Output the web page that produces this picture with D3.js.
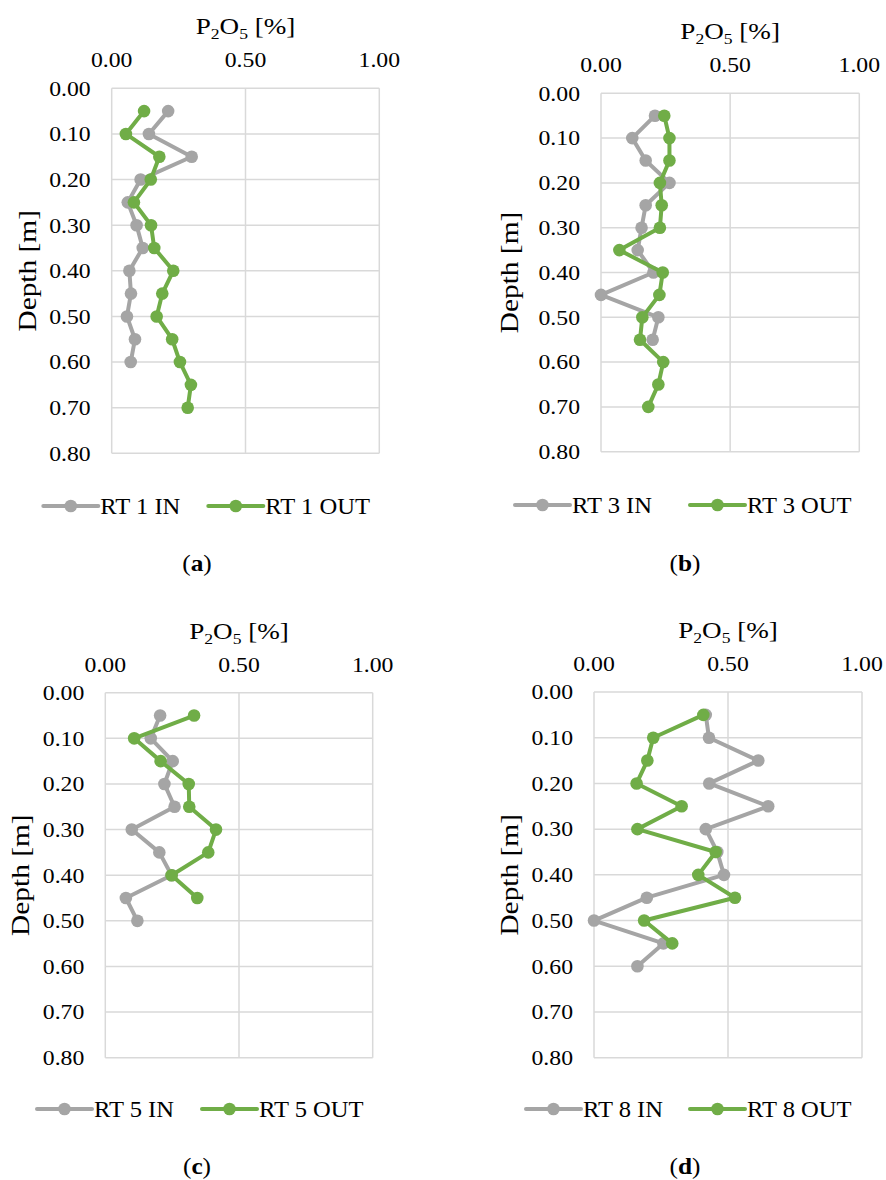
<!DOCTYPE html>
<html>
<head>
<meta charset="utf-8">
<script src="https://cdn.jsdelivr.net/npm/d3@7"></script>
<style>
  html, body { margin: 0; padding: 0; background: #ffffff; }
  svg { display: block; }
</style>
</head>
<body>
<svg id="chart" width="886" height="1180" font-family="'Liberation Serif', 'Times New Roman', Times, serif"></svg>
<script>
// ---------- data ----------
const xTicks = [0, 0.5, 1.0];
const yTicks = [0, 0.1, 0.2, 0.3, 0.4, 0.5, 0.6, 0.7, 0.8];

const depthA_in  = [0.05,0.10,0.15,0.20,0.25,0.30,0.35,0.40,0.45,0.50,0.55,0.60];
const valA_in    = [0.211,0.139,0.299,0.108,0.060,0.093,0.116,0.066,0.072,0.057,0.087,0.071];
const depthA_out = [0.05,0.10,0.15,0.20,0.25,0.30,0.35,0.40,0.45,0.50,0.55,0.60,0.65,0.70];
const valA_out   = [0.121,0.053,0.178,0.146,0.083,0.147,0.159,0.230,0.189,0.168,0.226,0.255,0.296,0.284];

const depthB_in  = [0.05,0.10,0.15,0.20,0.25,0.30,0.35,0.40,0.45,0.50,0.55];
const valB_in    = [0.209,0.121,0.173,0.265,0.173,0.157,0.142,0.203,0.000,0.222,0.200];
const depthB_out = [0.05,0.10,0.15,0.20,0.25,0.30,0.35,0.40,0.45,0.50,0.55,0.60,0.65,0.70];
const valB_out   = [0.245,0.265,0.265,0.228,0.235,0.228,0.071,0.239,0.226,0.160,0.151,0.241,0.222,0.183];

const depthC_in  = [0.05,0.10,0.15,0.20,0.25,0.30,0.35,0.40,0.45,0.50];
const valC_in    = [0.205,0.170,0.252,0.221,0.259,0.099,0.202,0.248,0.077,0.120];
const depthC_out = [0.05,0.10,0.15,0.20,0.25,0.30,0.35,0.40,0.45];
const valC_out   = [0.332,0.108,0.207,0.312,0.314,0.414,0.385,0.248,0.344];

const depthD_in  = [0.05,0.10,0.15,0.20,0.25,0.30,0.35,0.40,0.45,0.50,0.55,0.60];
const valD_in    = [0.417,0.429,0.613,0.430,0.650,0.417,0.460,0.485,0.197,0.000,0.259,0.162];
const depthD_out = [0.05,0.10,0.15,0.20,0.25,0.30,0.35,0.40,0.45,0.50,0.55];
const valD_out   = [0.408,0.221,0.199,0.159,0.327,0.162,0.454,0.389,0.526,0.187,0.292];

const seriesNames = [["RT 1 IN","RT 1 OUT"],["RT 3 IN","RT 3 OUT"],["RT 5 IN","RT 5 OUT"],["RT 8 IN","RT 8 OUT"]];
const panelLetters = ["a","b","c","d"];
const yTitle = "Depth [m]";

// ---------- layout ----------
const layout = [
  {left:111.7, right:379.3, top:88.3, bottom:453.3, yTitleX:27,  legIn:43.3, legOut:208.3, legY:506, labX:197, labY:571},
  {left:601,   right:859.3, top:93.3, bottom:451.7, yTitleX:509, legIn:515,  legOut:690,   legY:505, labX:685, labY:571},
  {left:105.3, right:372.7, top:692.7,bottom:1057.7,yTitleX:20,  legIn:37,   legOut:202,   legY:1109,labX:197, labY:1174},
  {left:594,   right:862,   top:692,  bottom:1057.7,yTitleX:509, legIn:526,  legOut:690,   legY:1109,labX:685, labY:1174}
];
const dataSets = [
  [[depthA_in,valA_in],[depthA_out,valA_out]],
  [[depthB_in,valB_in],[depthB_out,valB_out]],
  [[depthC_in,valC_in],[depthC_out,valC_out]],
  [[depthD_in,valD_in],[depthD_out,valD_out]]
];
const colors = ["#A5A5A5", "#70AD47"];
const tickFont = 21, titleFont = 24, legFont = 23, yTitleFont = 26, labFont = 23;
const sx = 1.13;

const svg = d3.select("#chart");
const fmt = d3.format(".2f");

layout.forEach((L, i) => {
  const x = d3.scaleLinear().domain([0, 1]).range([L.left, L.right]);
  const y = d3.scaleLinear().domain([0, 0.8]).range([L.top, L.bottom]);
  const g = svg.append("g");

  // gridlines
  g.selectAll(".vg").data(xTicks).enter().append("line")
    .attr("x1", d => x(d)).attr("x2", d => x(d))
    .attr("y1", L.top).attr("y2", L.bottom)
    .attr("stroke", "#D9D9D9").attr("stroke-width", 1.5);
  g.selectAll(".hg").data(yTicks).enter().append("line")
    .attr("x1", L.left).attr("x2", L.right)
    .attr("y1", d => y(d)).attr("y2", d => y(d))
    .attr("stroke", "#D9D9D9").attr("stroke-width", 1.5);

  // x tick labels (top)
  g.selectAll(".xt").data(xTicks).enter().append("g")
    .attr("transform", d => `translate(${x(d)},${L.top - 21}) scale(${sx},1)`)
    .append("text").attr("text-anchor", "middle").attr("font-size", tickFont)
    .text(d => fmt(d));
  // y tick labels
  g.selectAll(".yt").data(yTicks).enter().append("g")
    .attr("transform", d => `translate(${L.left - 21},${y(d)}) scale(${sx},1)`)
    .append("text").attr("dy", "0.35em").attr("text-anchor", "end").attr("font-size", tickFont)
    .text(d => fmt(d));

  // x title with subscripts
  const tt = g.append("g")
    .attr("transform", `translate(${(L.left + L.right) / 2},${L.top - 54}) scale(${sx},1)`)
    .append("text").attr("text-anchor", "middle").attr("font-size", titleFont);
  tt.append("tspan").text("P");
  tt.append("tspan").attr("font-size", titleFont * 0.65).attr("dy", 5).text("2");
  tt.append("tspan").attr("dy", -5).text("O");
  tt.append("tspan").attr("font-size", titleFont * 0.65).attr("dy", 5).text("5");
  tt.append("tspan").attr("dy", -5).text(" [%]");

  // y title
  g.append("g")
    .attr("transform", `translate(${L.yTitleX},${(L.top + L.bottom) / 2}) rotate(-90) scale(${sx},1)`)
    .append("text").attr("dy", "0.35em").attr("text-anchor", "middle").attr("font-size", yTitleFont)
    .text(yTitle);

  // series
  dataSets[i].forEach((s, k) => {
    const pts = s[0].map((dep, j) => ({d: dep, v: s[1][j]}));
    const line = d3.line().x(p => x(p.v)).y(p => y(p.d));
    g.append("path").datum(pts)
      .attr("d", line).attr("fill", "none")
      .attr("stroke", colors[k]).attr("stroke-width", 4)
      .attr("stroke-linejoin", "round").attr("stroke-linecap", "round");
    g.selectAll(".m" + k).data(pts).enter().append("circle")
      .attr("cx", p => x(p.v)).attr("cy", p => y(p.d))
      .attr("r", 6.3).attr("fill", colors[k]);
  });

  // legend
  [L.legIn, L.legOut].forEach((lx, k) => {
    g.append("line").attr("x1", lx).attr("x2", lx + 55)
      .attr("y1", L.legY).attr("y2", L.legY)
      .attr("stroke", colors[k]).attr("stroke-width", 4).attr("stroke-linecap", "round");
    g.append("circle").attr("cx", lx + 27.5).attr("cy", L.legY).attr("r", 6.3).attr("fill", colors[k]);
    g.append("g").attr("transform", `translate(${lx + 57},${L.legY}) scale(1.07,1)`)
      .append("text").attr("dy", "0.35em").attr("font-size", legFont).text(seriesNames[i][k]);
  });

  // panel label
  const lab = g.append("g").attr("transform", `translate(${L.labX},${L.labY}) scale(1.1,1)`)
    .append("text").attr("text-anchor", "middle").attr("font-size", labFont);
  lab.append("tspan").text("(");
  lab.append("tspan").attr("font-weight", "bold").text(panelLetters[i]);
  lab.append("tspan").text(")");
});
</script>
</body>
</html>
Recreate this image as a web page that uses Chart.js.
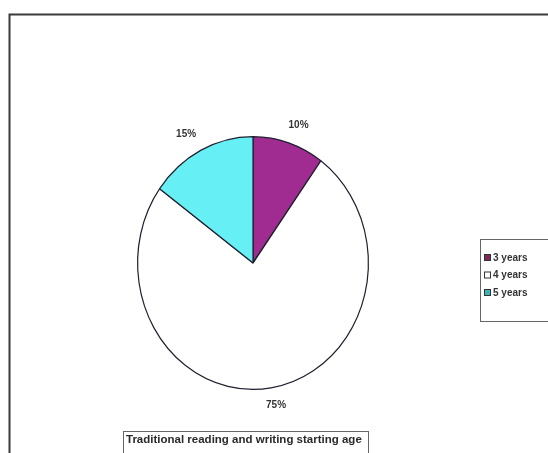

— Do this —
Output the records above exactly as they are, leaving out the pictures.

— Correct answer —
Output the web page that produces this picture with D3.js.
<!DOCTYPE html>
<html>
<head>
<meta charset="utf-8">
<script src="https://cdn.jsdelivr.net/npm/d3@7"></script>
<style>
  html, body { margin: 0; padding: 0; background: #ffffff; }
  svg { display: block; }
</style>
</head>
<body>
<svg id="chart" width="886" height="1180" font-family="'Liberation Serif', 'Times New Roman', Times, serif"></svg>
<script>
// ---------- data ----------
const xTicks = [0, 0.5, 1.0];
const yTicks = [0, 0.1, 0.2, 0.3, 0.4, 0.5, 0.6, 0.7, 0.8];

const depthA_in  = [0.05,0.10,0.15,0.20,0.25,0.30,0.35,0.40,0.45,0.50,0.55,0.60];
const valA_in    = [0.211,0.139,0.299,0.108,0.060,0.093,0.116,0.066,0.072,0.057,0.087,0.071];
const depthA_out = [0.05,0.10,0.15,0.20,0.25,0.30,0.35,0.40,0.45,0.50,0.55,0.60,0.65,0.70];
const valA_out   = [0.121,0.053,0.178,0.146,0.083,0.147,0.159,0.230,0.189,0.168,0.226,0.255,0.296,0.284];

const depthB_in  = [0.05,0.10,0.15,0.20,0.25,0.30,0.35,0.40,0.45,0.50,0.55];
const valB_in    = [0.209,0.121,0.173,0.265,0.173,0.157,0.142,0.203,0.000,0.222,0.200];
const depthB_out = [0.05,0.10,0.15,0.20,0.25,0.30,0.35,0.40,0.45,0.50,0.55,0.60,0.65,0.70];
const valB_out   = [0.245,0.265,0.265,0.228,0.235,0.228,0.071,0.239,0.226,0.160,0.151,0.241,0.222,0.183];

const depthC_in  = [0.05,0.10,0.15,0.20,0.25,0.30,0.35,0.40,0.45,0.50];
const valC_in    = [0.205,0.170,0.252,0.221,0.259,0.099,0.202,0.248,0.077,0.120];
const depthC_out = [0.05,0.10,0.15,0.20,0.25,0.30,0.35,0.40,0.45];
const valC_out   = [0.332,0.108,0.207,0.312,0.314,0.414,0.385,0.248,0.344];

const depthD_in  = [0.05,0.10,0.15,0.20,0.25,0.30,0.35,0.40,0.45,0.50,0.55,0.60];
const valD_in    = [0.417,0.429,0.613,0.430,0.650,0.417,0.460,0.485,0.197,0.000,0.259,0.162];
const depthD_out = [0.05,0.10,0.15,0.20,0.25,0.30,0.35,0.40,0.45,0.50,0.55];
const valD_out   = [0.408,0.221,0.199,0.159,0.327,0.162,0.454,0.389,0.526,0.187,0.292];

const seriesNames = [["RT 1 IN","RT 1 OUT"],["RT 3 IN","RT 3 OUT"],["RT 5 IN","RT 5 OUT"],["RT 8 IN","RT 8 OUT"]];
const panelLetters = ["a","b","c","d"];
const yTitle = "Depth [m]";

// ---------- layout ----------
const layout = [
  {left:111.7, right:379.3, top:88.3, bottom:453.3, yTitleX:27,  legIn:43.3, legOut:208.3, legY:506, labX:197, labY:571},
  {left:601,   right:859.3, top:93.3, bottom:451.7, yTitleX:509, legIn:515,  legOut:690,   legY:505, labX:685, labY:571},
  {left:105.3, right:372.7, top:692.7,bottom:1057.7,yTitleX:20,  legIn:37,   legOut:202,   legY:1109,labX:197, labY:1174},
  {left:594,   right:862,   top:692,  bottom:1057.7,yTitleX:509, legIn:526,  legOut:690,   legY:1109,labX:685, labY:1174}
];
const dataSets = [
  [[depthA_in,valA_in],[depthA_out,valA_out]],
  [[depthB_in,valB_in],[depthB_out,valB_out]],
  [[depthC_in,valC_in],[depthC_out,valC_out]],
  [[depthD_in,valD_in],[depthD_out,valD_out]]
];
const colors = ["#A5A5A5", "#70AD47"];
const tickFont = 21, titleFont = 24, legFont = 23, yTitleFont = 26, labFont = 23;
const sx = 1.13;

const svg = d3.select("#chart");
const fmt = d3.format(".2f");

layout.forEach((L, i) => {
  const x = d3.scaleLinear().domain([0, 1]).range([L.left, L.right]);
  const y = d3.scaleLinear().domain([0, 0.8]).range([L.top, L.bottom]);
  const g = svg.append("g");

  // gridlines
  g.selectAll(".vg").data(xTicks).enter().append("line")
    .attr("x1", d => x(d)).attr("x2", d => x(d))
    .attr("y1", L.top).attr("y2", L.bottom)
    .attr("stroke", "#D9D9D9").attr("stroke-width", 1.5);
  g.selectAll(".hg").data(yTicks).enter().append("line")
    .attr("x1", L.left).attr("x2", L.right)
    .attr("y1", d => y(d)).attr("y2", d => y(d))
    .attr("stroke", "#D9D9D9").attr("stroke-width", 1.5);

  // x tick labels (top)
  g.selectAll(".xt").data(xTicks).enter().append("g")
    .attr("transform", d => `translate(${x(d)},${L.top - 21}) scale(${sx},1)`)
    .append("text").attr("text-anchor", "middle").attr("font-size", tickFont)
    .text(d => fmt(d));
  // y tick labels
  g.selectAll(".yt").data(yTicks).enter().append("g")
    .attr("transform", d => `translate(${L.left - 21},${y(d)}) scale(${sx},1)`)
    .append("text").attr("dy", "0.35em").attr("text-anchor", "end").attr("font-size", tickFont)
    .text(d => fmt(d));

  // x title with subscripts
  const tt = g.append("g")
    .attr("transform", `translate(${(L.left + L.right) / 2},${L.top - 54}) scale(${sx},1)`)
    .append("text").attr("text-anchor", "middle").attr("font-size", titleFont);
  tt.append("tspan").text("P");
  tt.append("tspan").attr("font-size", titleFont * 0.65).attr("dy", 5).text("2");
  tt.append("tspan").attr("dy", -5).text("O");
  tt.append("tspan").attr("font-size", titleFont * 0.65).attr("dy", 5).text("5");
  tt.append("tspan").attr("dy", -5).text(" [%]");

  // y title
  g.append("g")
    .attr("transform", `translate(${L.yTitleX},${(L.top + L.bottom) / 2}) rotate(-90) scale(${sx},1)`)
    .append("text").attr("dy", "0.35em").attr("text-anchor", "middle").attr("font-size", yTitleFont)
    .text(yTitle);

  // series
  dataSets[i].forEach((s, k) => {
    const pts = s[0].map((dep, j) => ({d: dep, v: s[1][j]}));
    const line = d3.line().x(p => x(p.v)).y(p => y(p.d));
    g.append("path").datum(pts)
      .attr("d", line).attr("fill", "none")
      .attr("stroke", colors[k]).attr("stroke-width", 4)
      .attr("stroke-linejoin", "round").attr("stroke-linecap", "round");
    g.selectAll(".m" + k).data(pts).enter().append("circle")
      .attr("cx", p => x(p.v)).attr("cy", p => y(p.d))
      .attr("r", 6.3).attr("fill", colors[k]);
  });

  // legend
  [L.legIn, L.legOut].forEach((lx, k) => {
    g.append("line").attr("x1", lx).attr("x2", lx + 55)
      .attr("y1", L.legY).attr("y2", L.legY)
      .attr("stroke", colors[k]).attr("stroke-width", 4).attr("stroke-linecap", "round");
    g.append("circle").attr("cx", lx + 27.5).attr("cy", L.legY).attr("r", 6.3).attr("fill", colors[k]);
    g.append("g").attr("transform", `translate(${lx + 57},${L.legY}) scale(1.07,1)`)
      .append("text").attr("dy", "0.35em").attr("font-size", legFont).text(seriesNames[i][k]);
  });

  // panel label
  const lab = g.append("g").attr("transform", `translate(${L.labX},${L.labY}) scale(1.1,1)`)
    .append("text").attr("text-anchor", "middle").attr("font-size", labFont);
  lab.append("tspan").text("(");
  lab.append("tspan").attr("font-weight", "bold").text(panelLetters[i]);
  lab.append("tspan").text(")");
});
</script>
</body>
</html>
Recreate this image as a web page that uses Chart.js.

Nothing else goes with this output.